### [Job]
Gather from the material every line that contains the string "seaborn".

○ ○ ○ ○ ○ ○ ○

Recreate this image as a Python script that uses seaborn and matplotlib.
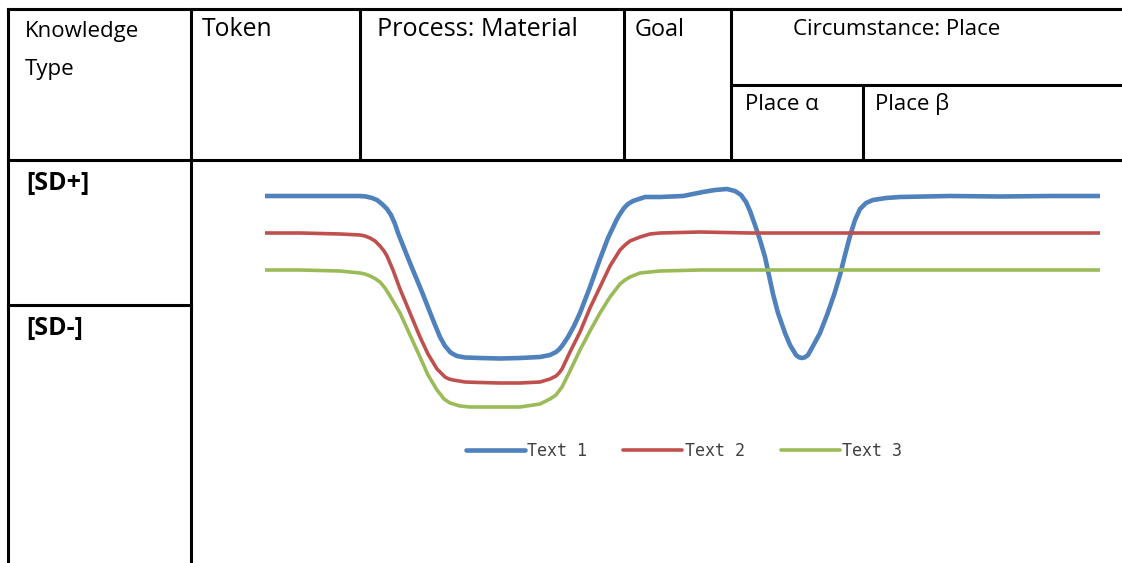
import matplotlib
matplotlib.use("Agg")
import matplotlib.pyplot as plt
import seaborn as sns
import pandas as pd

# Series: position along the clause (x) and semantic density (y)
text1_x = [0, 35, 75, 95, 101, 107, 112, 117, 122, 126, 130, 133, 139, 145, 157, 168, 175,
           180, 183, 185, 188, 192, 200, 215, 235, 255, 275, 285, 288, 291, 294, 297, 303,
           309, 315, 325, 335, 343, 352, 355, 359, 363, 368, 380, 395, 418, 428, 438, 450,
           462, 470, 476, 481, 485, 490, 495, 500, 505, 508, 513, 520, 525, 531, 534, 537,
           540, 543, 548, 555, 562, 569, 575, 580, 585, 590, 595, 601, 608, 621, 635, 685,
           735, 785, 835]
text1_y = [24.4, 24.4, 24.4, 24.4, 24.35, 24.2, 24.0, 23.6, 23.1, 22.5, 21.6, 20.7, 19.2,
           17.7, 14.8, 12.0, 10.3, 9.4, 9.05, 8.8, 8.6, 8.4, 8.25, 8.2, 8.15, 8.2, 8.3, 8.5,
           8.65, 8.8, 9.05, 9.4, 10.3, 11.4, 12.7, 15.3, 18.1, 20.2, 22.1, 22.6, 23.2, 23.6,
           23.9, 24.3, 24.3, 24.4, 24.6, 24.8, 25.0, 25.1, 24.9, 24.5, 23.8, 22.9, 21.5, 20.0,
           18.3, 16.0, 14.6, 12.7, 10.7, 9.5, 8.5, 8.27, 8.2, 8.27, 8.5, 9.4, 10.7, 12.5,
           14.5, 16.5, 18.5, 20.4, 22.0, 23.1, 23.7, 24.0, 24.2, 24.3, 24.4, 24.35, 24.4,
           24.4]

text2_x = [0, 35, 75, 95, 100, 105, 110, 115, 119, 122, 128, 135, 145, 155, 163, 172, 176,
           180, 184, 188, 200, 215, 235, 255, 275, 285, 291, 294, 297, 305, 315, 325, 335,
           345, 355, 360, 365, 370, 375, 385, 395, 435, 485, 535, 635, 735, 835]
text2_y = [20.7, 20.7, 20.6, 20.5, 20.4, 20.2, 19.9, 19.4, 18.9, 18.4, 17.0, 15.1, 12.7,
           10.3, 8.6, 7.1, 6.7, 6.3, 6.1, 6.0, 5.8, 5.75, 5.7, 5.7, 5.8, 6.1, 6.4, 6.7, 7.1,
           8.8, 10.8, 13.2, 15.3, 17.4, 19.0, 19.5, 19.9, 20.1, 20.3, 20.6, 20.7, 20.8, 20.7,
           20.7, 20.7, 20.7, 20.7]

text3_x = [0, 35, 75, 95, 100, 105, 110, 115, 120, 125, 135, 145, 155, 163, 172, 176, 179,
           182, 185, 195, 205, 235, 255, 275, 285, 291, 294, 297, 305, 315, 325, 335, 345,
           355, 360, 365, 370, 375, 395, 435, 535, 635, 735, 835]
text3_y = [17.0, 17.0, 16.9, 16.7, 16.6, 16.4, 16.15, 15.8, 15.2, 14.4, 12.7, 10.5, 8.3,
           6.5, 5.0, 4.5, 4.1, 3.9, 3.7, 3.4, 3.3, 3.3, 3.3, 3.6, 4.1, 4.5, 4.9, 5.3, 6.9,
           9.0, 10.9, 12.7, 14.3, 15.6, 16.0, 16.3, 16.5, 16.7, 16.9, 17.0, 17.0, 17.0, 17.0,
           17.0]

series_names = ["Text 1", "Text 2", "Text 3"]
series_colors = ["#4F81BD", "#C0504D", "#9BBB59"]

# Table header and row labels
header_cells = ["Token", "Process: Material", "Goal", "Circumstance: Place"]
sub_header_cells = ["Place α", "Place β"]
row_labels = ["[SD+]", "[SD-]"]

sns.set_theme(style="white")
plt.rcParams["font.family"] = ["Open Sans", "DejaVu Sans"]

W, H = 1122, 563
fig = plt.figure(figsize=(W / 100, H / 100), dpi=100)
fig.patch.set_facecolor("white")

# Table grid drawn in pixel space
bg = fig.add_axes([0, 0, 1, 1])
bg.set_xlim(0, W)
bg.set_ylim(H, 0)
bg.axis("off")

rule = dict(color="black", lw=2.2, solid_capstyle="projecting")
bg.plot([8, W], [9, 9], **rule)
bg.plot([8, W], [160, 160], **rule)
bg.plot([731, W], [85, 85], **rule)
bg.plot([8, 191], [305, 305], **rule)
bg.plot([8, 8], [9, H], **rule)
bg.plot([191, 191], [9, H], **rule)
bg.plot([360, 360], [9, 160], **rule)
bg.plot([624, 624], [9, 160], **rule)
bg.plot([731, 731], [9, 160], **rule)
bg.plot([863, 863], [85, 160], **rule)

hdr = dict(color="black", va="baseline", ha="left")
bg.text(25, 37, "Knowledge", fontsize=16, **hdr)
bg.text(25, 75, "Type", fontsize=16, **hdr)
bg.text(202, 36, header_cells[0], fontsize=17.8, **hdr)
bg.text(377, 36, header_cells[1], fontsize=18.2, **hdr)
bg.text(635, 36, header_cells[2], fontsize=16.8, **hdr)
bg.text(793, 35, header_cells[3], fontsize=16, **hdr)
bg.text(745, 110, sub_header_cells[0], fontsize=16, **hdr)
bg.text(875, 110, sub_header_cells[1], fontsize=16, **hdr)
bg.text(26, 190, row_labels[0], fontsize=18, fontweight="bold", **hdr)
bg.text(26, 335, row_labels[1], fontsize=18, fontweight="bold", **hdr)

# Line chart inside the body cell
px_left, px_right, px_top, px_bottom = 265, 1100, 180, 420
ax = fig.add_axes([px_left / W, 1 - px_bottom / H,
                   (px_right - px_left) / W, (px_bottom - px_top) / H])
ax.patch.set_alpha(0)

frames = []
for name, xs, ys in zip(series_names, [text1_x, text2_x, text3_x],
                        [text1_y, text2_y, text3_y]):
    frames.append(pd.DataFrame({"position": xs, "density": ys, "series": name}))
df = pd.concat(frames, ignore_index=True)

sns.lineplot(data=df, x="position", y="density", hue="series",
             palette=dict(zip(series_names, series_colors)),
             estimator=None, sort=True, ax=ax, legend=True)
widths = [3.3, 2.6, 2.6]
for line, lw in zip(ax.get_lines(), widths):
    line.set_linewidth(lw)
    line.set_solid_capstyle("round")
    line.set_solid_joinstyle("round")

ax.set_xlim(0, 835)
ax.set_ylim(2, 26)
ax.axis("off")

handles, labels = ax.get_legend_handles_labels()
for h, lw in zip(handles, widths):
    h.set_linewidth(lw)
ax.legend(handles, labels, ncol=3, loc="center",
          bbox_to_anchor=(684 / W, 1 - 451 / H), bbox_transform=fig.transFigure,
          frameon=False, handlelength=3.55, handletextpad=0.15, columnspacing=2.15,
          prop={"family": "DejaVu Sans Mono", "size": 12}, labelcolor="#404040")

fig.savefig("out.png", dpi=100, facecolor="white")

○ ○ ○ ○ ○ ○ ○

### [Written answer]
Recreate this image as a Python script that uses seaborn and matplotlib.
import seaborn as sns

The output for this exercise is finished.